Last week, in his column Philly Deals nicely headlined Isn't It Rich? Capitalists Who Accept Higher Taxes, Joseph N. DiStefano asked an important question, “So how are the rich - and the larger group of Americans who think they're rich, want to be rich, support the rich, or at least trust rich Republicans more than rich Democrats - going to react to Obama's warning that he won't back down next time [when it comes to opposing extending the Bush tax cuts for the wealthy]?” The answer was one that works for many questions. “It depends.” Specifically, according to DiStefano, it depends “on which rich you mean.” DiStefano reminded his readers that last fall he had commented on the arguments made by well-known billionaires and millionaires in favor of “higher taxes on wealthy Americans as a matter of national fairness and fiscal sobriety.” He then reported that his discussions with financial professionals disclosed that “their working-rich clients aren't necessarily discouraged to expand their businesses because of higher tax rates.” Instead, “A bigger burden is the unpredictability of tax rates and tax breaks; subsidies and penalties; and liability, labor, and trade, and pollution laws and regulations as Democrats and Republicans keep rewriting the rules or threatening to.” In a conclusion reminiscent of my own proposition, he wrote, “This politically manufactured instability makes it tough for capitalists to plan.”
Di Stefano then shared something that many people intuitively suspect.
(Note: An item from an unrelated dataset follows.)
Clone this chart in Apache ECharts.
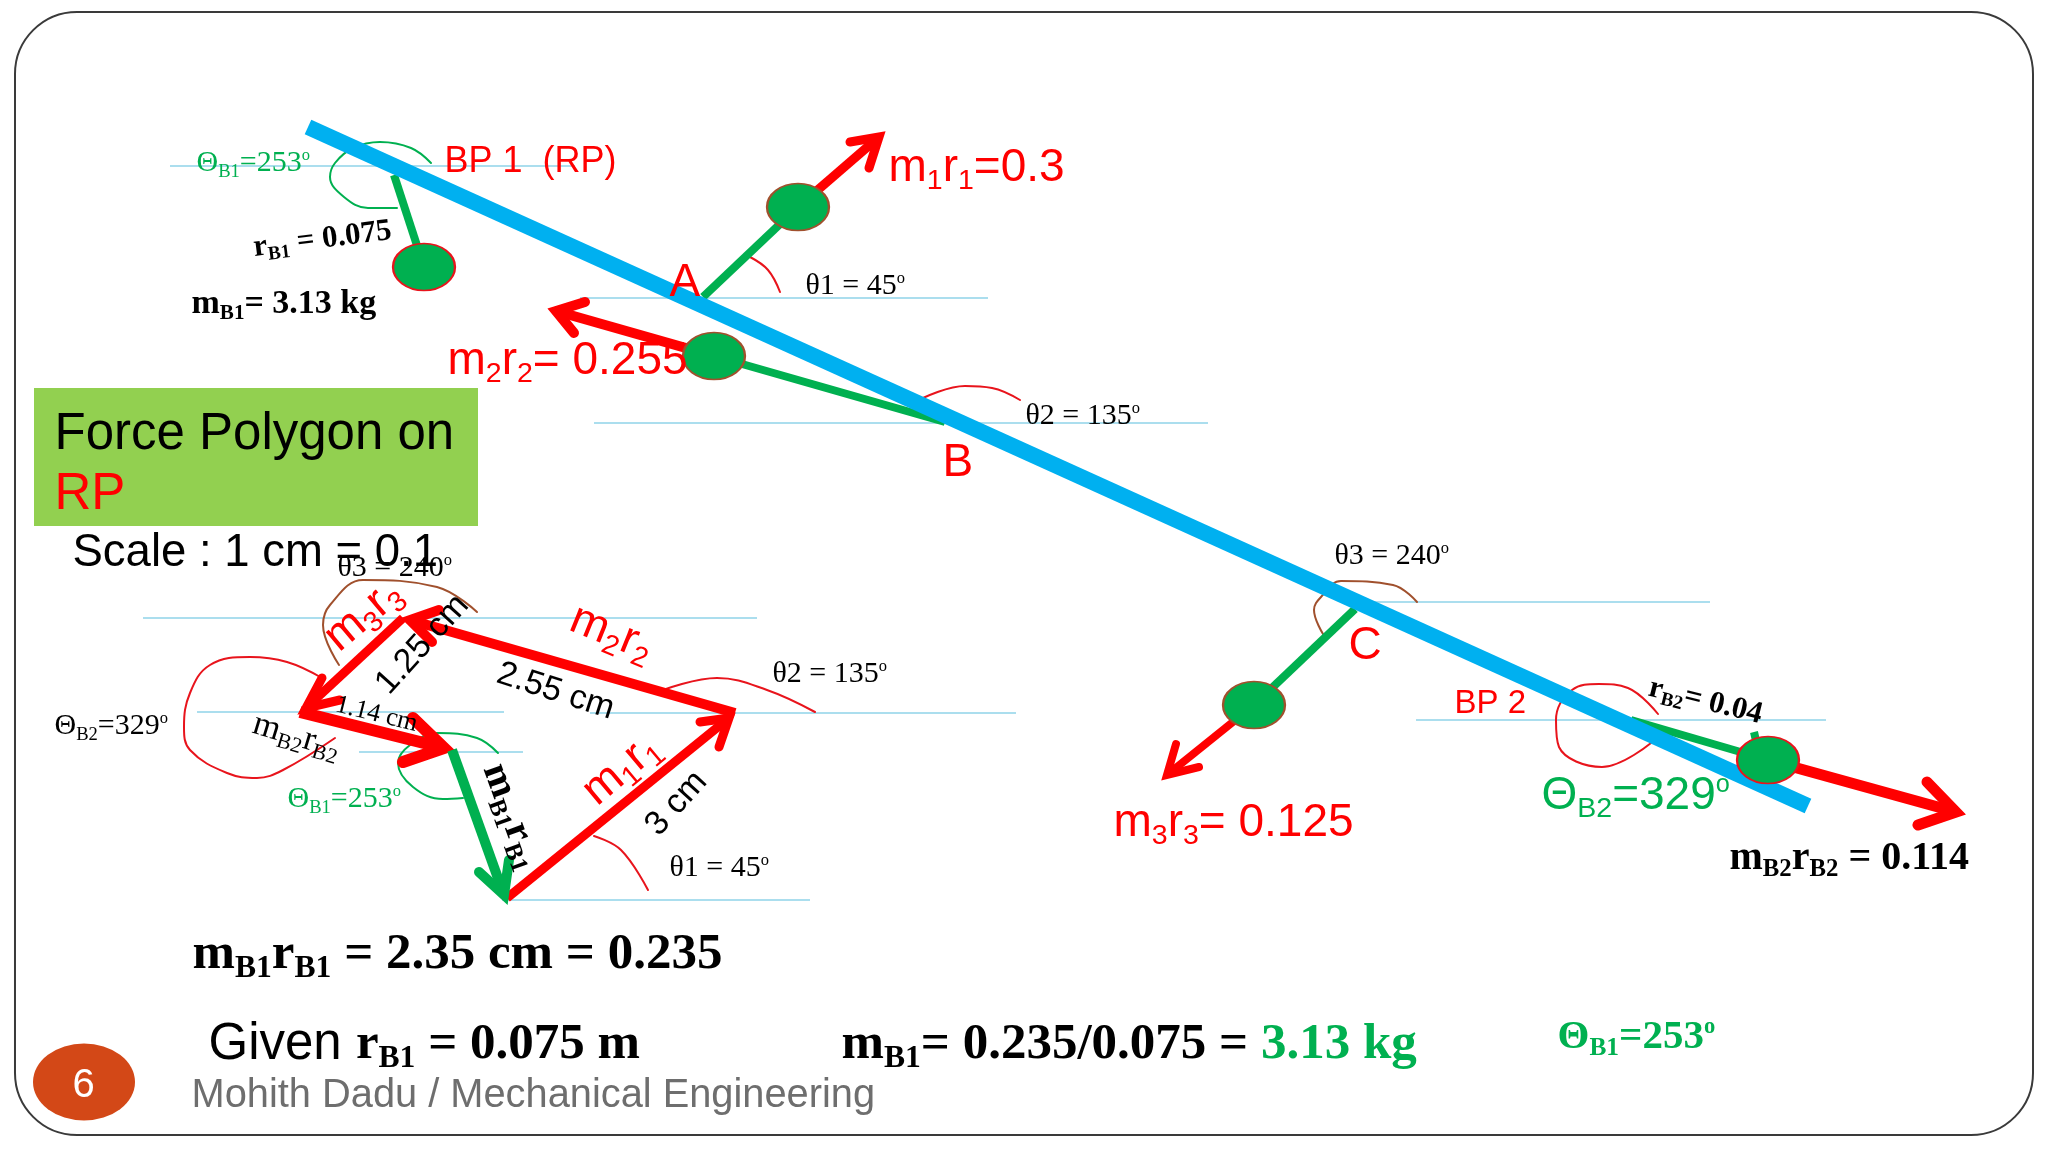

The same financial professionals told him that, “It's different among those whose money was mostly inherited. As a group, say the pros, those people are more likely to hate taxes, period, and to support politicians who promise to cut them, no matter what. Having lost the capacity to earn more, they fight harder for what's left. Even if that means a fat national deficit.” Interesting, isn’t it? I’m particularly puzzled by the notion that people who inherit money have “lost the capacity to earn more.” Maybe someone can start a new business, teaching those born into money how to earn money, just as people born into specific athletic skills end up needing to learn how to develop their other natural talents when time runs out on their physical superiority.
Who can disagree with DiStefano’s proposed solution? He suggests, “Maybe the solution is to simplify the tax code, set income-tax rates at some world-competitive level, keep them there for the next 20 or 30 years, and boost inheritance taxes.” The productive wealthy, those who seemingly are attempting to develop business plans to which they can commit, have indicated their ability to deal with such an environment. Having tried the approach of continual re-enactment of short-term tax changes, and having seen it fail, it is time for Congress to try something else. The folks who brought us the last several decades had their chance. It’s someone else’s turn now. Didn’t they learn that rule in kindergarten? You know, the one about taking turns and not hogging things?